The key phrase here is that nobody needs to ask permission anymore to make their opinion heard, to partake in society, or to create culture. This, I feel, is at the root of the conflict, and what causes the old elite — the ancien regime – to come down so hard on the new technologies. It used to be, that if you were part of the unwashed masses, you needed to filter everything through society’s elite in order to reach the rest of the masses.
That way, this elite held an effective griplock on what the masses knew — what they were allowed to know — and therefore on what they could say, play, perform, build, and do.
No longer.
That’s the key thing that has changed. Communication is no longer one-to-many, with the “one” being part of society’s elite, but many-to-many. Or, if you like to phrase it that way, all-to-all. This is something we cherish in the pirate community, that nobody asks permission any longer, and that people stand up for one another’s right to not have to ask permission to broadcast.

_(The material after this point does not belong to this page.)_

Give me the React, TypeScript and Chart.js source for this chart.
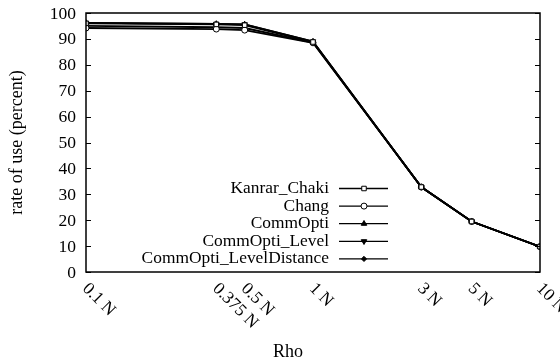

So I’m moving towards rephrasing the core principle to empowerment. We want an empowered society. In the balance between individual and government, we stand firmly on the side of the individual, with government’s role being one of allowing individual fulfillment and always assuming good faith. Governing, not ruling.
Nobody should need permission to observe, report, partake, communicate, create, share, or build.
This extends further and fits well in with the tangential thoughts that many pirate parties have been moving towards on education, on jobs, on economy – it fits extraordinary well with the thought of empowerment, of empowering everybody to take charge of their own lives without having to ask anybody’s permission.”